Être pauvre, c’est d’abord manquer d’argent. Pourtant, ne pourrait-on pas mesurer la pauvreté en fonction du niveau de diplôme ? Celui-ci est bien une forme de patrimoine. Certains sociologues parlent de « capital culturel ». Ce patrimoine se transmet comme la fortune : les enfants de diplômés sont beaucoup plus souvent diplômés eux-mêmes. Dans la société française, le titre scolaire est décisif dans la définition des positions sociales.

Il n’existe aucune définition de ce que l’on peut qualifier de « pauvreté scolaire ». Selon l’Insee, l’illettrisme1 concerne 7 % des personnes de 16 à 65 ans 2. Il s’agit de situations extrêmes, une sorte de « grande pauvreté » scolaire. On pourrait raisonner autrement, et considérer qu’on est pauvre d’un point de vue scolaire par rapport au reste de la population. Pour s’insérer dans l’emploi, on se situe bien, scolairement parlant, par rapport aux autres en fonction de son niveau de diplôme. C’est cette méthode qui est utilisée pour définir la pauvreté monétaire, en calculant un seuil par rapport au niveau de vie médian de la population. On pourrait donc imaginer une pauvreté scolaire relative, dépendante du niveau général de la population.

Comment faire ? On cherche à mesurer la part de la population qui se situe en dessous de la moitié du niveau de diplôme médian, en s’inspirant du mode de calcul de la pauvreté monétaire à 50 % du niveau de vie médian. On se heurte à un premier problème : on ne peut pas hiérarchiser un par un les individus, mais seulement par grands groupes de diplôme (le brevet des collèges, le CAP, le BEP, etc.). Il faut se contenter d’une observation approximative. Le niveau de diplôme médian se situe environ au niveau du BEP en 2021 (voir premier graphique) : c’est le diplôme maximum pour 48 % des Français. Le diplôme type des classes moyennes en France. Un deuxième problème surgit alors. Comme savoir ce que vaut « la moitié d’un CAP ou d’un BEP » ? Impossible à définir. On peut juste remarquer qu’un quart de la population dispose au maximum d’un niveau de fin de classe de troisième.
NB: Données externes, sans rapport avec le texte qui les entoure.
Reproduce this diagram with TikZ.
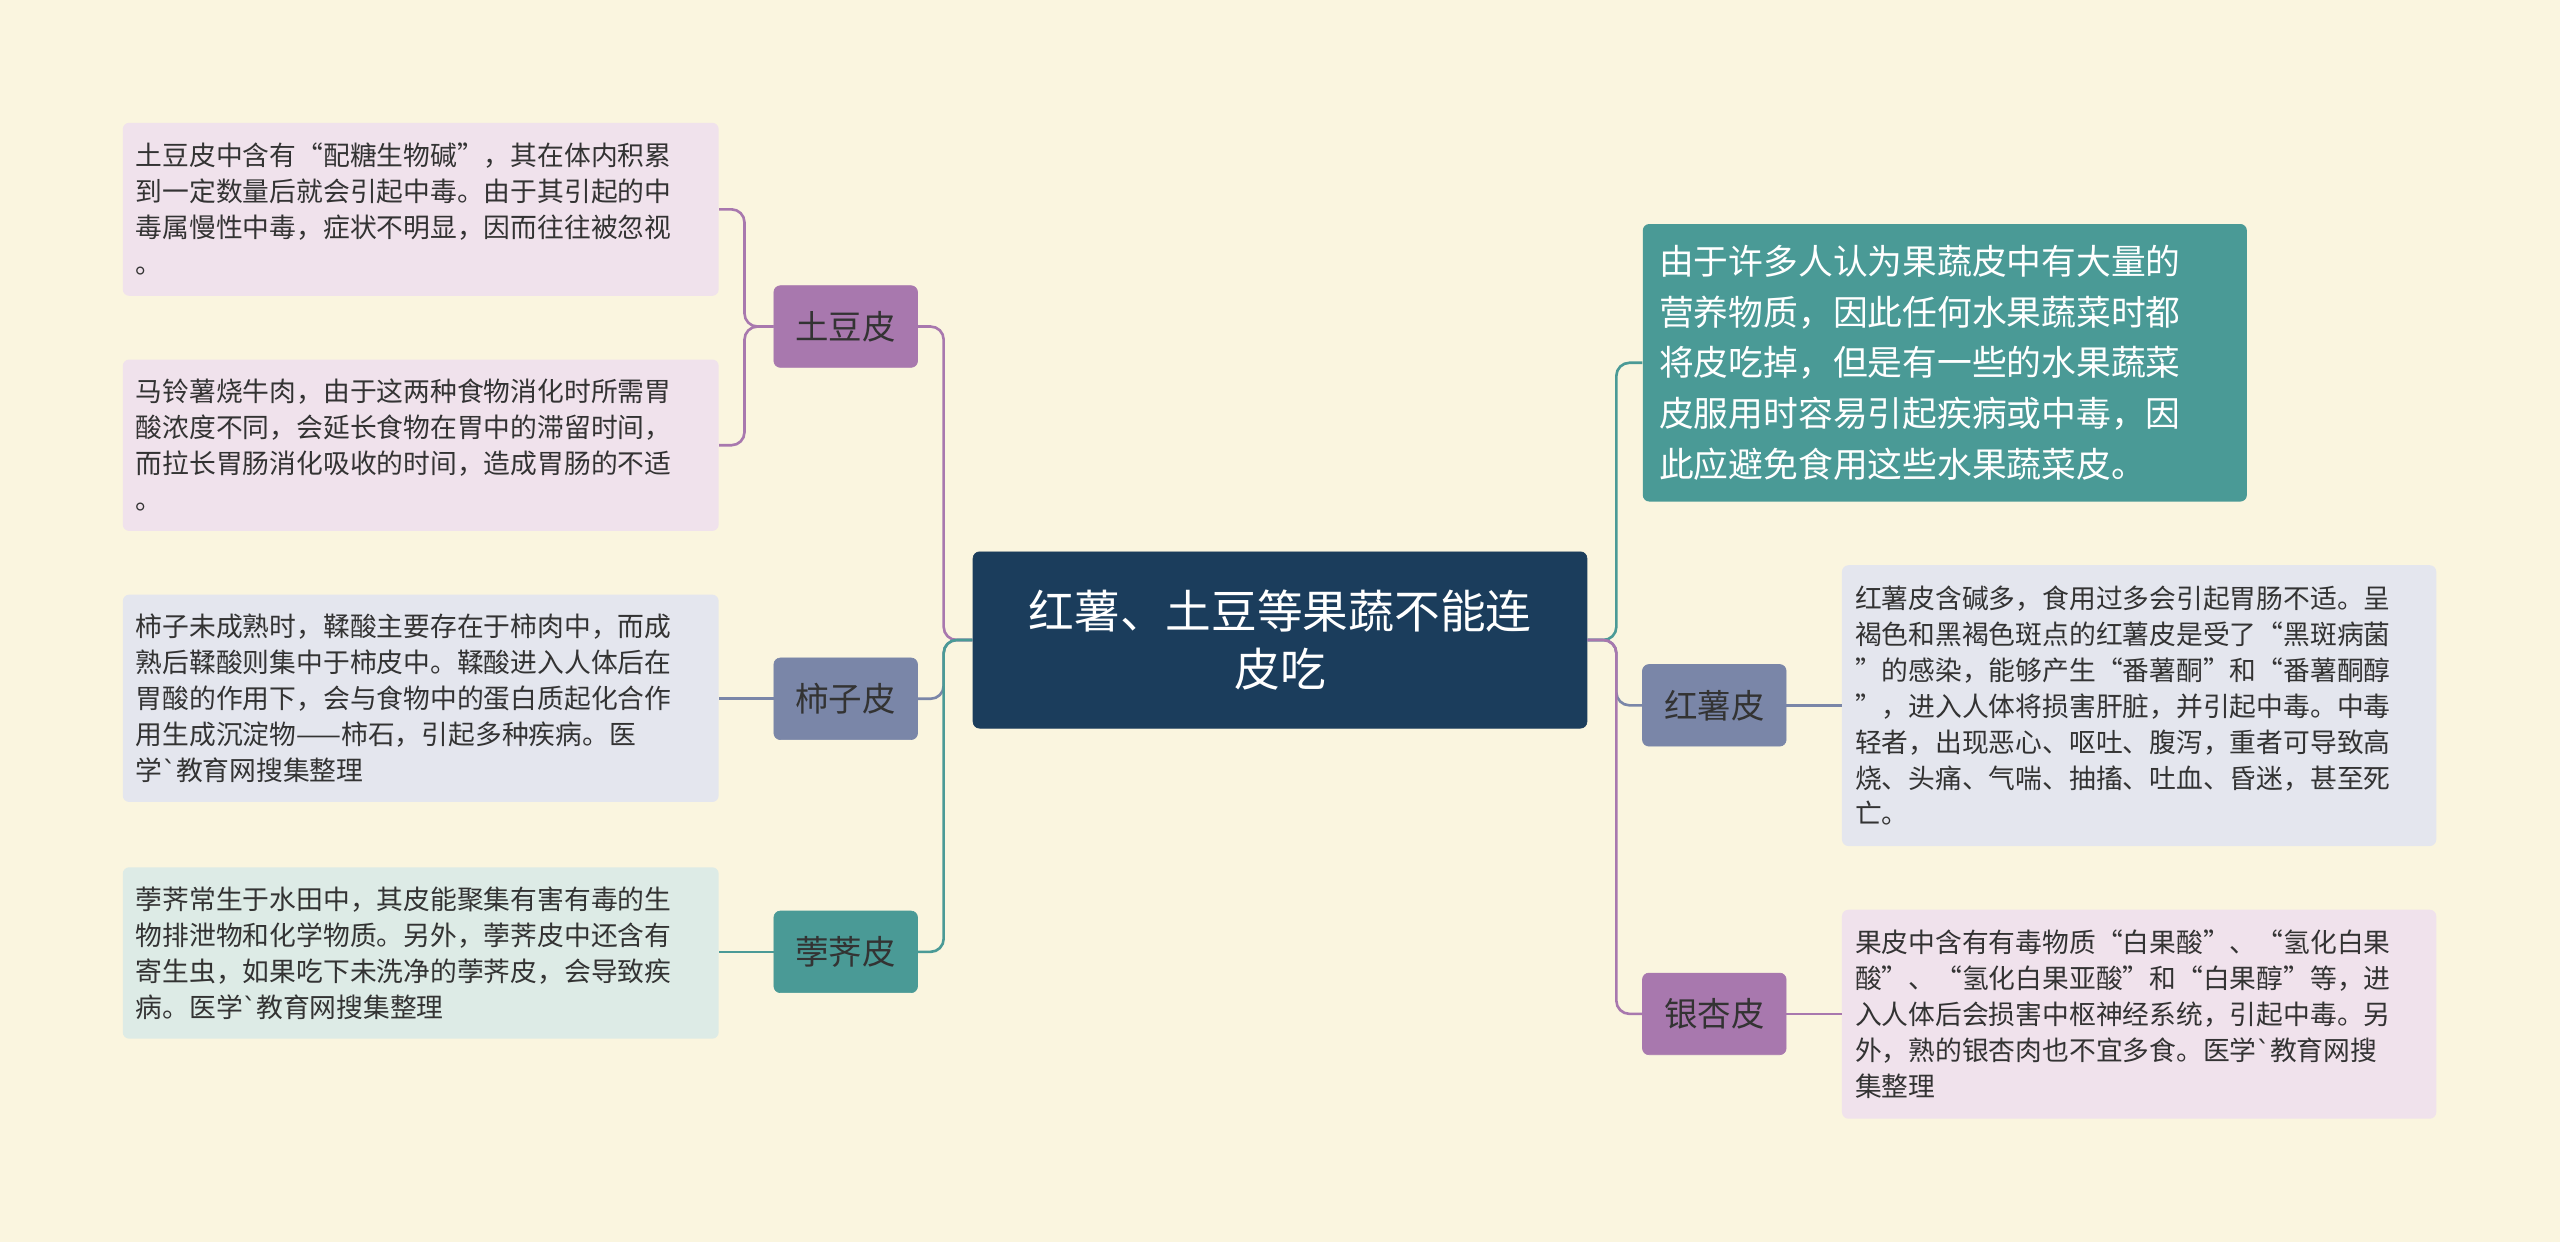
\documentclass[tikz,border=0pt]{standalone}
\usepackage{fontspec}
\setmainfont{Noto Sans CJK SC}
\newfontfamily\djv{DejaVu Sans}
\definecolor{bg}{HTML}{FAF5DF}
\definecolor{navy}{HTML}{1B3D5C}
\definecolor{pur}{HTML}{A878AE}
\definecolor{gb}{HTML}{7A86A8}
\definecolor{teal}{HTML}{4A9A96}
\definecolor{lpur}{HTML}{F0E2EC}
\definecolor{lgb}{HTML}{E4E6EE}
\definecolor{lteal}{HTML}{DDEBE6}
\newcommand{\bq}{{\djv\char96}}
\tikzset{x=1pt,y=-1pt,
 br/.style={draw=#1,fill=#1,rounded corners=4,minimum width=88,minimum height=50,font=\fontsize{20.5}{24}\selectfont,text=black!80},
 leaf/.style={fill=#1,rounded corners=4,anchor=north west,inner sep=8,text width=349,align=left,font=\fontsize{16.4}{22}\selectfont,text=black!80},
 ln/.style={draw=#1,line width=1.6,rounded corners=8}}
\begin{document}
\begin{tikzpicture}
\fill[bg] (0,0) rectangle (1568,761);
\useasboundingbox (0,0) rectangle (1568,761);
\node[fill=navy,draw=navy,rounded corners=4,minimum width=376,minimum height=108,text=white,align=center,font=\fontsize{28}{36}\selectfont] (c) at (784,392) {红薯、土豆等果蔬不能连\\皮吃};
\node[br=pur] (td) at (518,200) {土豆皮};
\node[br=gb] (sz) at (518,428) {柿子皮};
\node[br=teal] (bq) at (518,583) {荸荠皮};
\node[br=gb] (hs) at (1050,432) {红薯皮};
\node[br=pur] (yx) at (1050,621) {银杏皮};
\node[fill=teal,rounded corners=4,anchor=north west,inner sep=10,text width=350,align=left,text=white,font=\fontsize{21.3}{31}\selectfont,minimum height=170] (top) at (1006,137) {由于许多人认为果蔬皮中有大量的\\营养物质，因此任何水果蔬菜时都\\将皮吃掉，但是有一些的水果蔬菜\\皮服用时容易引起疾病或中毒，因\\此应避免食用这些水果蔬菜皮。};
\node[leaf=lpur,minimum height=106] (l1) at (75,75) {土豆皮中含有“配糖生物碱”，其在体内积累\\到一定数量后就会引起中毒。由于其引起的中\\毒属慢性中毒，症状不明显，因而往往被忽视\\。};
\node[leaf=lpur,minimum height=105] (l2) at (75,220) {马铃薯烧牛肉，由于这两种食物消化时所需胃\\酸浓度不同，会延长食物在胃中的滞留时间，\\而拉长胃肠消化吸收的时间，造成胃肠的不适\\。};
\node[leaf=lgb,minimum height=127] (l3) at (75,364) {柿子未成熟时，鞣酸主要存在于柿肉中，而成\\熟后鞣酸则集中于柿皮中。鞣酸进入人体后在\\胃酸的作用下，会与食物中的蛋白质起化合作\\用生成沉淀物——柿石，引起多种疾病。医\\学\bq 教育网搜集整理};
\node[leaf=lteal,minimum height=105] (l4) at (75,531) {荸荠常生于水田中，其皮能聚集有害有毒的生\\物排泄物和化学物质。另外，荸荠皮中还含有\\寄生虫，如果吃下未洗净的荸荠皮，会导致疾\\病。医学\bq 教育网搜集整理};
\node[leaf=lgb,text width=348,minimum height=172] (r1) at (1128,346) {红薯皮含碱多，食用过多会引起胃肠不适。呈\\褐色和黑褐色斑点的红薯皮是受了“黑斑病菌\\”的感染，能够产生“番薯酮”和“番薯酮醇\\”，进入人体将损害肝脏，并引起中毒。中毒\\轻者，出现恶心、呕吐、腹泻，重者可导致高\\烧、头痛、气喘、抽搐、吐血、昏迷，甚至死\\亡。};
\node[leaf=lpur,text width=348,minimum height=128] (r2) at (1128,557) {果皮中含有有毒物质“白果酸”、“氢化白果\\酸”、“氢化白果亚酸”和“白果醇”等，进\\入人体后会损害中枢神经系统，引起中毒。另\\外，熟的银杏肉也不宜多食。医学\bq 教育网搜\\集整理};
\draw[ln=pur] (c.west) -- (578,392) |- (td.east);
\draw[ln=gb] (c.west) -- (578,392) |- (sz.east);
\draw[ln=teal] (c.west) -- (578,392) |- (bq.east);
\draw[ln=teal] (c.east) -- (990,392) |- (top.west);
\draw[ln=gb] (c.east) -- (990,392) |- (hs.west);
\draw[ln=pur] (c.east) -- (990,392) |- (yx.west);
\draw[ln=pur] (td.west) -- (456,200) |- (l1.east);
\draw[ln=pur] (td.west) -- (456,200) |- (l2.east);
\draw[ln=gb] (sz.west) -- (sz.west -| l3.east);
\draw[ln=teal] (bq.west) -- (bq.west -| l4.east);
\draw[ln=gb] (hs.east) -- (hs.east -| r1.west);
\draw[ln=pur] (yx.east) -- (yx.east -| r2.west);
\end{tikzpicture}
\end{document}
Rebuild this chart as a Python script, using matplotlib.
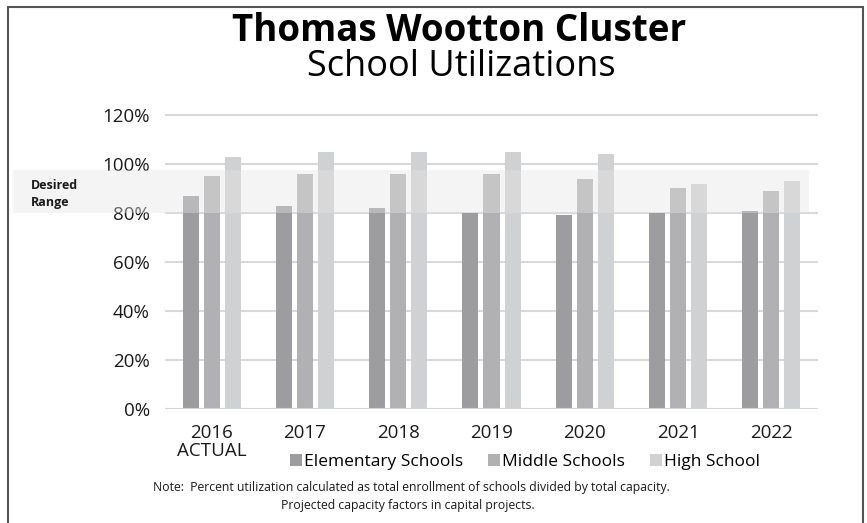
import numpy as np
import matplotlib
matplotlib.use("Agg")
import matplotlib.pyplot as plt
from matplotlib.patches import Patch, Rectangle
from matplotlib.transforms import blended_transform_factory

plt.rcParams['font.family'] = ['Open Sans', 'DejaVu Sans']

years = ["2016\nACTUAL", "2017", "2018", "2019", "2020", "2021", "2022"]
elementary = [87, 83, 82, 80, 79, 80, 81]
middle = [95, 96, 96, 96, 94, 90, 89]
high = [103, 105, 105, 105, 104, 92, 93]
series_names = ["Elementary Schools", "Middle Schools", "High School"]
colors = ["#9d9da0", "#b1b1b4", "#d0d1d3"]
desired_low, desired_high = 80, 97.5

W, H = 867, 523
fig = plt.figure(figsize=(W / 100, H / 100), dpi=100)
ax = fig.add_axes([165 / W, (H - 409) / H, 653 / W, 306.25 / H])

x = np.arange(len(years))
width = 0.172
offset = 0.226
for i, (vals, c) in enumerate(zip([elementary, middle, high], colors)):
    ax.bar(x + (i - 1) * offset, vals, width, color=c, zorder=2)

ax.set_xlim(-0.5, len(years) - 0.5)
ax.set_ylim(0, 125)
ax.set_yticks(np.arange(0, 121, 20))
ax.yaxis.set_major_formatter(lambda v, p: "{:.0f}%".format(v))
ax.set_xticks(x)
ax.set_xticklabels(years)
for lab in ax.get_xticklabels():
    lab.set_linespacing(1.0)
ax.tick_params(axis='both', length=0, colors='#1a1a1a')
ax.tick_params(axis='x', labelsize=13.5, pad=11)
ax.tick_params(axis='y', labelsize=13.5, pad=11)
ax.grid(axis='y', color='#d9d9d9', linewidth=1.5, zorder=0)
for s in ax.spines.values():
    s.set_visible(False)
ax.axhline(0, color='#d4d4d4', linewidth=1.5, zorder=3)

# desired range band drawn over the bars
tr = blended_transform_factory(fig.transFigure, ax.transData)
band = Rectangle((13 / W, desired_low), (809 - 13) / W, desired_high - desired_low,
                 transform=tr, facecolor='#e5e5e5', alpha=0.39, edgecolor='none',
                 zorder=4, clip_on=False)
ax.add_patch(band)
ax.text(31 / W, 87.8, "Desired\nRange", transform=tr, fontsize=9, fontweight='bold',
        va='center', ha='left', linespacing=1.35, color='#1a1a1a', zorder=5)

fig.text(459 / W, 1 - 31 / H, "Thomas Wootton Cluster", ha='center', va='center',
         fontsize=26.5, fontweight='bold', color='black')
fig.text(461 / W, 1 - 67 / H, "School Utilizations", ha='center', va='center',
         fontsize=26, color='black')

handles = [Patch(facecolor=c, edgecolor='none') for c in colors]
fig.legend(handles, series_names, loc='center', bbox_to_anchor=(525 / W, 1 - 462 / H),
           ncol=3, frameon=False, fontsize=12.5, handlelength=0.7, handleheight=0.7,
           handletextpad=0.1, columnspacing=1.45, borderaxespad=0)

fig.text(411 / W, 1 - 488 / H,
         "Note:  Percent utilization calculated as total enrollment of schools divided by total capacity.",
         ha='center', va='center', fontsize=8.8, color='#1a1a1a')
fig.text(408 / W, 1 - 506 / H, "Projected capacity factors in capital projects.",
         ha='center', va='center', fontsize=8.8, color='#1a1a1a')

frame = Rectangle((8 / W, -0.05), (863 - 8) / W, 1.05 - 7 / H, transform=fig.transFigure,
                  facecolor='none', edgecolor='#555555', linewidth=1.5)
fig.add_artist(frame)

fig.savefig("out.png", dpi=100)
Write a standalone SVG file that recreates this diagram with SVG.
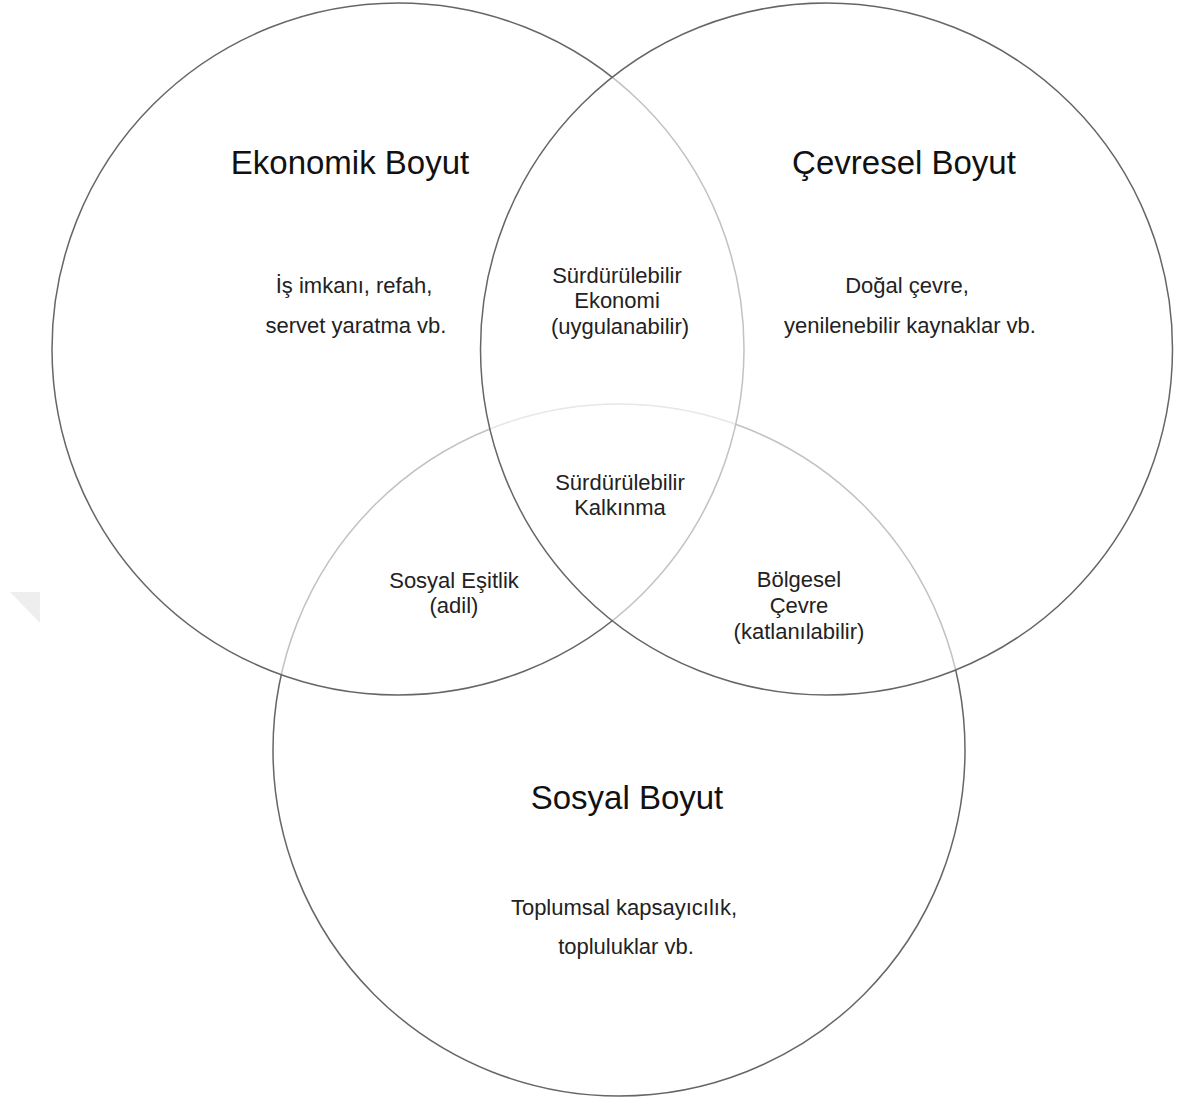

Ce type de calcul est critiquable. Selon l’âge, les enjeux ne sont pas les mêmes : après la retraite, la question de l’insertion professionnelle ne se pose plus. Par ailleurs, le niveau scolaire s’élève au fil des générations. On pourrait imaginer une mesure pour un âge donné : chez les 25-29 ans, le diplôme médian est le baccalauréat et un quart ont au mieux un CAP ou un BEP. Le niveau scolaire est un stock (comme le patrimoine monétaire) qui n’évolue que très rarement après la sortie du système éducatif. Enfin, en pratique, une partie de la population a peu de diplôme, mais elle s’est formée par l’expérience ou des formations non diplômantes. Le diplôme ne dit pas tout du niveau de formation.

Doit-on considérer l’illettrisme ou le niveau de fin de troisième comme un seuil de pauvreté scolaire ? Le calcul est complexe, et pourtant l’exercice a un sens. Dans des sociétés où avoir un diplôme et maîtriser des savoirs formels sont déterminants en matière d’insertion, en être exclu est bien une forme de pauvreté. On manque de travaux à ce sujet, alors que c’est impératif pour mieux comprendre les enjeux culturels de la société française. La France diplômée de l’enseignement supérieur long (supérieur à bac +2) n’est qu’une frange très minoritaire de la population : elle en représente 22 %, deux fois moins que ceux qui n’ont qu’au maximum le BEP. Les classes moyennes du diplôme ont entre le brevet des collèges et le bac, les plus pauvres au mieux le certificat d’études. Il existe un décalage entre la représentation de la société française chez les plus diplômés et sa réalité d’ensemble. Ce qui est sans doute l’un des éléments explicatifs de ses tensions actuelles.

Notes:

  1. Personnes scolarisées en France mais qui ne maîtrisent pas suffisamment les bases de la lecture, de l’écriture et du calcul pour être autonomes dans la vie courante
  2. Voir « Pour les générations les plus récentes, les difficultés des adultes diminuent à l’écrit mais augmentent en calcul », Insee Première n°1426, décembre 2012.